[EXERCISE OBJECTIVE] The line holding "const SPACING = '1.4px';" is the last one to output; start at the first line of the data, keep every line in between exactly, and leave out pictures.
-- Begin --
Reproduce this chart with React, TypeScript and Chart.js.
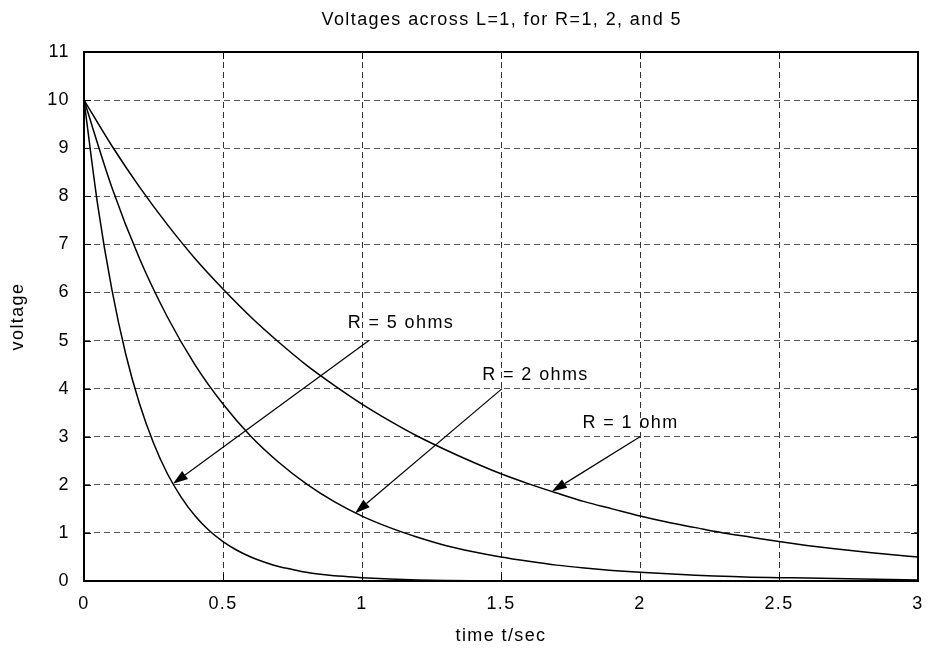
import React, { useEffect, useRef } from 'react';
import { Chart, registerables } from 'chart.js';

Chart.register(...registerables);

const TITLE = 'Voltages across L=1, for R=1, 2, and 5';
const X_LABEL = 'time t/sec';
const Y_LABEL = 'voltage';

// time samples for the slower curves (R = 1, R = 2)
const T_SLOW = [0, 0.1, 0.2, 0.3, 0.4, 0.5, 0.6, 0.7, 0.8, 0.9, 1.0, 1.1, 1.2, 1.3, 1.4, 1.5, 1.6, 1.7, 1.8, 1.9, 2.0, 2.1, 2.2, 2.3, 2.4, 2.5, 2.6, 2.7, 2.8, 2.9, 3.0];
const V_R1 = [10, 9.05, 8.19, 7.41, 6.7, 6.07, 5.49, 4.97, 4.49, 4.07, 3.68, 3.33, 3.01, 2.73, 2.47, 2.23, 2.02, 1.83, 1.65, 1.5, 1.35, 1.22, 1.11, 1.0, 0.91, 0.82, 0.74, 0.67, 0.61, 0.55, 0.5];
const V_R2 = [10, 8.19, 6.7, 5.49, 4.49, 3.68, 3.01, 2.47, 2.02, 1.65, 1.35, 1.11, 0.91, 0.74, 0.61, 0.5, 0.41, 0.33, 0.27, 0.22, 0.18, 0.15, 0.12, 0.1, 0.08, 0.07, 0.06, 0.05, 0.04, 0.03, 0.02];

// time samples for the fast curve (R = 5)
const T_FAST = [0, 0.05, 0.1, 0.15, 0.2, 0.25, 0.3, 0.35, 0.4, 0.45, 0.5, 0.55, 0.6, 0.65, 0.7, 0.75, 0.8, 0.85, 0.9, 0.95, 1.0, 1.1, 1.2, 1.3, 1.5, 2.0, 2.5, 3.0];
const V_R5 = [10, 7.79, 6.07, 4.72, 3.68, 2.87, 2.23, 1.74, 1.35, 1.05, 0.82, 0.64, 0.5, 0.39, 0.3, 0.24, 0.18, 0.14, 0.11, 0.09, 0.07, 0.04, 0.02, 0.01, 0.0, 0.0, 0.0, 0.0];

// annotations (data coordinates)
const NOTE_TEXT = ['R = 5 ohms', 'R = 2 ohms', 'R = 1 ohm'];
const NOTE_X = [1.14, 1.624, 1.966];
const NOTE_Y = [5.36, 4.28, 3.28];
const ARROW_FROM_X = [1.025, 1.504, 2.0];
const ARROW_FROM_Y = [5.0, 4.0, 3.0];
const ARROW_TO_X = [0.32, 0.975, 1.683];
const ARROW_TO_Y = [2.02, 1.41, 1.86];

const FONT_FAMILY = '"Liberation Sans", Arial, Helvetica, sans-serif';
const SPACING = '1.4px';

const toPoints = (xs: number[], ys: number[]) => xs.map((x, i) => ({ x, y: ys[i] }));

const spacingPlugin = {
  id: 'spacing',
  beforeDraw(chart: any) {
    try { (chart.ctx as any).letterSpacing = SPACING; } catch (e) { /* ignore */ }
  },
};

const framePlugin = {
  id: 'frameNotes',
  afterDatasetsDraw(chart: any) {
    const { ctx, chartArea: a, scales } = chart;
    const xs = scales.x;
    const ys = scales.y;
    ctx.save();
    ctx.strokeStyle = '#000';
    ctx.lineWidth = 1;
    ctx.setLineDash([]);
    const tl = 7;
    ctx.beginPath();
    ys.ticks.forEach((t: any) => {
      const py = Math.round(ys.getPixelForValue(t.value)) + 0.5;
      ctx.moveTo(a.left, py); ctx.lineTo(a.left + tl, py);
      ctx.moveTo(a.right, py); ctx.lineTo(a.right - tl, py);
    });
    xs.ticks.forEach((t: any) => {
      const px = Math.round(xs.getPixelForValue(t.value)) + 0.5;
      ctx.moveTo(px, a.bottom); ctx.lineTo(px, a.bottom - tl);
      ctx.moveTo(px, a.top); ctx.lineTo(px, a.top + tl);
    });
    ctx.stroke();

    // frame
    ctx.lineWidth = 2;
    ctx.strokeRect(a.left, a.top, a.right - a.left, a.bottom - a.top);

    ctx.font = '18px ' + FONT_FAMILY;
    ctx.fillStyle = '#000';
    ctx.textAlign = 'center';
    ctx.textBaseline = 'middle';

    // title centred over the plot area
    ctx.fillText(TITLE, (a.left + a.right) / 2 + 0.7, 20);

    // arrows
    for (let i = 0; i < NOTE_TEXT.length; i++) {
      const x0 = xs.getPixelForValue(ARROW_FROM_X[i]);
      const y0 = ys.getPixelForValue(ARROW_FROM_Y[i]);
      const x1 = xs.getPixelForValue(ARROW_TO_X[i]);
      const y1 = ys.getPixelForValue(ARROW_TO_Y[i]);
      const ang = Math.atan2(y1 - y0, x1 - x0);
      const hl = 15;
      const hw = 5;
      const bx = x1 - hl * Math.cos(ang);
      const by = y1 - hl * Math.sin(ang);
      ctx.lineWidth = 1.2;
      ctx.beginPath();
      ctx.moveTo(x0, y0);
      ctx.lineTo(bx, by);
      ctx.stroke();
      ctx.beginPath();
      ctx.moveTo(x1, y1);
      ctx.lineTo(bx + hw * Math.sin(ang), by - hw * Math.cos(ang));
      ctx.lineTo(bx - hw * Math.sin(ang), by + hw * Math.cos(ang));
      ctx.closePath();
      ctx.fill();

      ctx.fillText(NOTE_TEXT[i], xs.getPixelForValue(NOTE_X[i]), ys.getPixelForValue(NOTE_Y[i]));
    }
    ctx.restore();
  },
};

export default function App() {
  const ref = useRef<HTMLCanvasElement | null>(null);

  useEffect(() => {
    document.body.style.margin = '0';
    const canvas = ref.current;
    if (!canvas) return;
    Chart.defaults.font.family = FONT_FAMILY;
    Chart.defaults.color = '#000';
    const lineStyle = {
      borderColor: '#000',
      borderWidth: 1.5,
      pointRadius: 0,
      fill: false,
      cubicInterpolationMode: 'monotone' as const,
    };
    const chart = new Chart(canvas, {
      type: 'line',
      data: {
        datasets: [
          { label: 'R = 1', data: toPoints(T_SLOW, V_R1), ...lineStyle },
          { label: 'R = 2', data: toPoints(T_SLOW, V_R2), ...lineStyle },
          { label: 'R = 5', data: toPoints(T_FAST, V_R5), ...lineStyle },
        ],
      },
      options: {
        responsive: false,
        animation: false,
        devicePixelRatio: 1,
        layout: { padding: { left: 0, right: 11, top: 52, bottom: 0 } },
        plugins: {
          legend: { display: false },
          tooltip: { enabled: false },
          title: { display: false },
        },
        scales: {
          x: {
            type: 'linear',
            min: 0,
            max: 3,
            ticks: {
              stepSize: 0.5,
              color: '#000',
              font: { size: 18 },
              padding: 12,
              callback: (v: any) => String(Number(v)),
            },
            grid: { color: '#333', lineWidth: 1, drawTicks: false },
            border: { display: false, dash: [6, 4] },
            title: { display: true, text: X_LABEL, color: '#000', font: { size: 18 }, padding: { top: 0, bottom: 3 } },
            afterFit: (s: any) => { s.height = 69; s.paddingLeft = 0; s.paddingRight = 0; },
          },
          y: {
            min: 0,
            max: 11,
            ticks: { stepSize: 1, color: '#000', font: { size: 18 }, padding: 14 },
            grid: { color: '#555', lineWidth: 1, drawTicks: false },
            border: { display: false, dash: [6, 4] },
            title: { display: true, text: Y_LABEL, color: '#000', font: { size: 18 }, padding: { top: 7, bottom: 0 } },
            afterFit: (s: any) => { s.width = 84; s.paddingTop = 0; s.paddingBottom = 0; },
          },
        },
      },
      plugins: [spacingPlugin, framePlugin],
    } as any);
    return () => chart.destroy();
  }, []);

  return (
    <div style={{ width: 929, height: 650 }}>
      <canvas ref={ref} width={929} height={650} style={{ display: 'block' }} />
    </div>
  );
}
-- End --
[EXERCISE SOLUTION]
Reproduce this chart with React, TypeScript and Chart.js.
import React, { useEffect, useRef } from 'react';
import { Chart, registerables } from 'chart.js';

Chart.register(...registerables);

const TITLE = 'Voltages across L=1, for R=1, 2, and 5';
const X_LABEL = 'time t/sec';
const Y_LABEL = 'voltage';

// time samples for the slower curves (R = 1, R = 2)
const T_SLOW = [0, 0.1, 0.2, 0.3, 0.4, 0.5, 0.6, 0.7, 0.8, 0.9, 1.0, 1.1, 1.2, 1.3, 1.4, 1.5, 1.6, 1.7, 1.8, 1.9, 2.0, 2.1, 2.2, 2.3, 2.4, 2.5, 2.6, 2.7, 2.8, 2.9, 3.0];
const V_R1 = [10, 9.05, 8.19, 7.41, 6.7, 6.07, 5.49, 4.97, 4.49, 4.07, 3.68, 3.33, 3.01, 2.73, 2.47, 2.23, 2.02, 1.83, 1.65, 1.5, 1.35, 1.22, 1.11, 1.0, 0.91, 0.82, 0.74, 0.67, 0.61, 0.55, 0.5];
const V_R2 = [10, 8.19, 6.7, 5.49, 4.49, 3.68, 3.01, 2.47, 2.02, 1.65, 1.35, 1.11, 0.91, 0.74, 0.61, 0.5, 0.41, 0.33, 0.27, 0.22, 0.18, 0.15, 0.12, 0.1, 0.08, 0.07, 0.06, 0.05, 0.04, 0.03, 0.02];

// time samples for the fast curve (R = 5)
const T_FAST = [0, 0.05, 0.1, 0.15, 0.2, 0.25, 0.3, 0.35, 0.4, 0.45, 0.5, 0.55, 0.6, 0.65, 0.7, 0.75, 0.8, 0.85, 0.9, 0.95, 1.0, 1.1, 1.2, 1.3, 1.5, 2.0, 2.5, 3.0];
const V_R5 = [10, 7.79, 6.07, 4.72, 3.68, 2.87, 2.23, 1.74, 1.35, 1.05, 0.82, 0.64, 0.5, 0.39, 0.3, 0.24, 0.18, 0.14, 0.11, 0.09, 0.07, 0.04, 0.02, 0.01, 0.0, 0.0, 0.0, 0.0];

// annotations (data coordinates)
const NOTE_TEXT = ['R = 5 ohms', 'R = 2 ohms', 'R = 1 ohm'];
const NOTE_X = [1.14, 1.624, 1.966];
const NOTE_Y = [5.36, 4.28, 3.28];
const ARROW_FROM_X = [1.025, 1.504, 2.0];
const ARROW_FROM_Y = [5.0, 4.0, 3.0];
const ARROW_TO_X = [0.32, 0.975, 1.683];
const ARROW_TO_Y = [2.02, 1.41, 1.86];

const FONT_FAMILY = '"Liberation Sans", Arial, Helvetica, sans-serif';
const SPACING = '1.4px';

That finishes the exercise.